> _CHALLENGE_
Begin with the line containing "Convert this chart to D3.js code." and end with the line containing "70, 80, 90];". Give those lines again exactly, leaving out the images.

> _STORED RECORDS_
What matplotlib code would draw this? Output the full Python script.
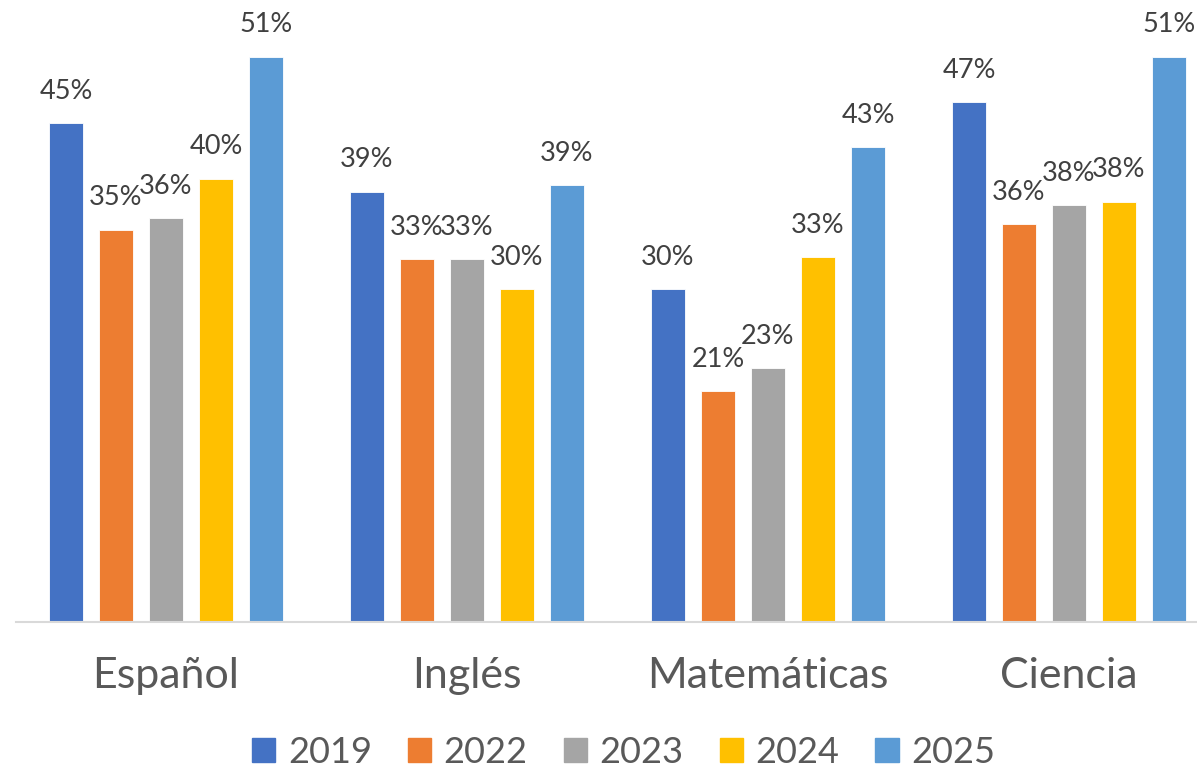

* * *

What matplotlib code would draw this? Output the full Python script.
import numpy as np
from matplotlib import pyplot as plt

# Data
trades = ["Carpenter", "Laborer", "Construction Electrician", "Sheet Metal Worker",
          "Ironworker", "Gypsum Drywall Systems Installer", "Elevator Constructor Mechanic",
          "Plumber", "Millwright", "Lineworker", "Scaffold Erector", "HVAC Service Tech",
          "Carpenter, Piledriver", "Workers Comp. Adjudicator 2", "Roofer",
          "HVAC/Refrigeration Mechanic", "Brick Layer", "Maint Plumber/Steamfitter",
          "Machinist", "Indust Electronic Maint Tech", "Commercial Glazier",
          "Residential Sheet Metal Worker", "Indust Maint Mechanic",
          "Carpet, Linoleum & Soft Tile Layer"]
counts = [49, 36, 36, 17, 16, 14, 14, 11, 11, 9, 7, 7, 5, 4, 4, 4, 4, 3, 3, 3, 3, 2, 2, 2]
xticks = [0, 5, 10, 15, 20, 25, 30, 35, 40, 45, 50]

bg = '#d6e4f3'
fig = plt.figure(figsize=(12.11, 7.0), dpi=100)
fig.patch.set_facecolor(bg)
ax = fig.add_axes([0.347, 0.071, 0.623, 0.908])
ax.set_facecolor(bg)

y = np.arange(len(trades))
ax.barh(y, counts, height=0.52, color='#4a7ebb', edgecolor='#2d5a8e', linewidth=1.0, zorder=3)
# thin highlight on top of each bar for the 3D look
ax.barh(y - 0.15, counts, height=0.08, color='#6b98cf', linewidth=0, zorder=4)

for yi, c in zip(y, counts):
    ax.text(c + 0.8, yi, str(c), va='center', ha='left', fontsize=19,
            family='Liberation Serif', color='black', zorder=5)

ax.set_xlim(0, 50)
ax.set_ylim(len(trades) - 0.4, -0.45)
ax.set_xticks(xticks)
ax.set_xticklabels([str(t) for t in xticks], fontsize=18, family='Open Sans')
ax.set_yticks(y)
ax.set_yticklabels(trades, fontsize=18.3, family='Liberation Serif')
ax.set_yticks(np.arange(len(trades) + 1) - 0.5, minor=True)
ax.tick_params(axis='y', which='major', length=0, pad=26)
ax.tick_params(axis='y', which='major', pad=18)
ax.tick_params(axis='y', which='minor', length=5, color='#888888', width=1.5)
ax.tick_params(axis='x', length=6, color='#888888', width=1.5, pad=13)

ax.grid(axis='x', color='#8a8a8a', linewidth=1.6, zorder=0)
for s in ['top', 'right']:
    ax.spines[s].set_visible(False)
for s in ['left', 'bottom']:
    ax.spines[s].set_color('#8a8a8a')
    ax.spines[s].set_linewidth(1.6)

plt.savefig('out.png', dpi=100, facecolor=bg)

...

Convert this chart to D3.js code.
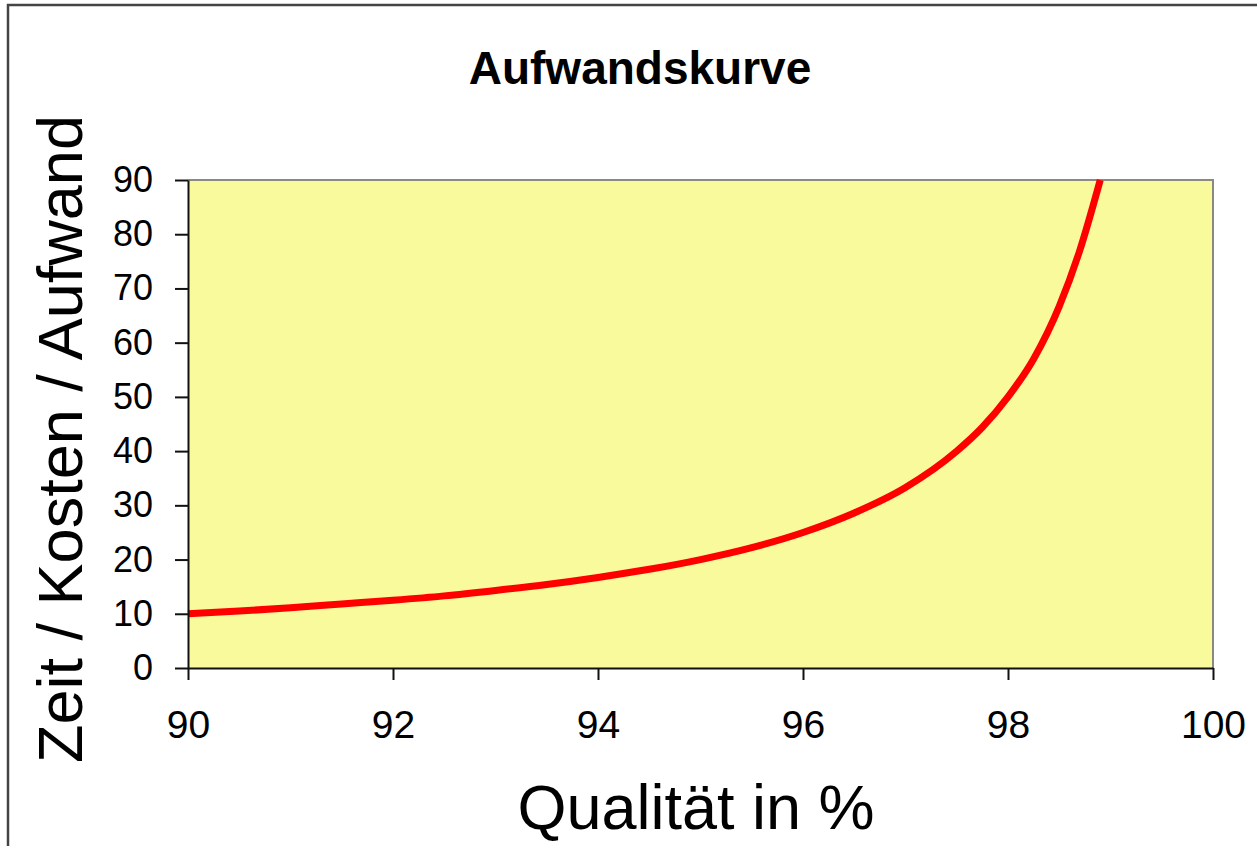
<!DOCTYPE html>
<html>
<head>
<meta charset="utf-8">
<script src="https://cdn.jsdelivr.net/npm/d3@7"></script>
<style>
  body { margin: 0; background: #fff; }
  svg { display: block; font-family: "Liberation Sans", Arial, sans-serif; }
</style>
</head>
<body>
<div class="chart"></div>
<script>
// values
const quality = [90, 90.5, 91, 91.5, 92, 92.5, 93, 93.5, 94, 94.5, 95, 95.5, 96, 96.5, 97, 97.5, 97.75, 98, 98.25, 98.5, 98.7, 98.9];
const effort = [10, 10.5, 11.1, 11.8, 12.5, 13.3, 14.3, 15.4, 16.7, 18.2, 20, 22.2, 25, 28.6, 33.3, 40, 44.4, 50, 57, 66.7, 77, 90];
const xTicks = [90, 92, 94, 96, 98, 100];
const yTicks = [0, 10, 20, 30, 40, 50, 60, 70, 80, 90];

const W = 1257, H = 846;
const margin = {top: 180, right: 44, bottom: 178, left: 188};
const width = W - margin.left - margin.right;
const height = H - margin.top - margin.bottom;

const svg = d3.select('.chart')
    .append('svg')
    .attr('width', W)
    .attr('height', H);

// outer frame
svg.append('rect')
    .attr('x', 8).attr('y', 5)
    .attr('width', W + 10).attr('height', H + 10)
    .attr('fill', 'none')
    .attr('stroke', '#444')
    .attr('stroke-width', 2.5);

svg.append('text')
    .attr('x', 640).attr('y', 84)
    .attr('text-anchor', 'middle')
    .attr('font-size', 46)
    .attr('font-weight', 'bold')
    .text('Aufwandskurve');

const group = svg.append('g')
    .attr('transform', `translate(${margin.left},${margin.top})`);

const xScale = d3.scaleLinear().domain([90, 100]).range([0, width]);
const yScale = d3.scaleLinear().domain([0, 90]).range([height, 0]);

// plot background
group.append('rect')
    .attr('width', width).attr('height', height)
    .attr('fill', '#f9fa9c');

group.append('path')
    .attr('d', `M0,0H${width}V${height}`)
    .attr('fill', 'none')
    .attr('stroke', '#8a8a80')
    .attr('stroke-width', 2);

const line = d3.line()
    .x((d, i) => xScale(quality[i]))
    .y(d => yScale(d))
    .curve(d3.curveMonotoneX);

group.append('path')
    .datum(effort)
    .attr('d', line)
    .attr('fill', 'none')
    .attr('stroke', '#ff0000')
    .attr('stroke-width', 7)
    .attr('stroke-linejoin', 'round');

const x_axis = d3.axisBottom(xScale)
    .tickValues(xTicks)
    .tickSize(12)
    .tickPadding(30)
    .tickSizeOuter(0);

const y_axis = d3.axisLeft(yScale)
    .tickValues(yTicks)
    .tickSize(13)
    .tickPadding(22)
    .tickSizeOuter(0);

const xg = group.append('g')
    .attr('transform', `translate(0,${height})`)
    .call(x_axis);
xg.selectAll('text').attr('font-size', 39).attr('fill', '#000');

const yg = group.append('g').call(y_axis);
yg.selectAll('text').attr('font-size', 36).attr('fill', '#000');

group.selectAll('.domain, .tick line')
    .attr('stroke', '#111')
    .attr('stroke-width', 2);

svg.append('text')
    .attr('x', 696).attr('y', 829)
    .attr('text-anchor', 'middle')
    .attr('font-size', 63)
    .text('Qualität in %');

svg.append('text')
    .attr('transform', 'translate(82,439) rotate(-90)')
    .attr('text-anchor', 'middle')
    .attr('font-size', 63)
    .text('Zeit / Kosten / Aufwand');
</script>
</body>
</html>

> _RESPONSE FOR THIS EXERCISE_
Convert this chart to D3.js code.
<!DOCTYPE html>
<html>
<head>
<meta charset="utf-8">
<script src="https://cdn.jsdelivr.net/npm/d3@7"></script>
<style>
  body { margin: 0; background: #fff; }
  svg { display: block; font-family: "Liberation Sans", Arial, sans-serif; }
</style>
</head>
<body>
<div class="chart"></div>
<script>
// values
const quality = [90, 90.5, 91, 91.5, 92, 92.5, 93, 93.5, 94, 94.5, 95, 95.5, 96, 96.5, 97, 97.5, 97.75, 98, 98.25, 98.5, 98.7, 98.9];
const effort = [10, 10.5, 11.1, 11.8, 12.5, 13.3, 14.3, 15.4, 16.7, 18.2, 20, 22.2, 25, 28.6, 33.3, 40, 44.4, 50, 57, 66.7, 77, 90];
const xTicks = [90, 92, 94, 96, 98, 100];
const yTicks = [0, 10, 20, 30, 40, 50, 60, 70, 80, 90];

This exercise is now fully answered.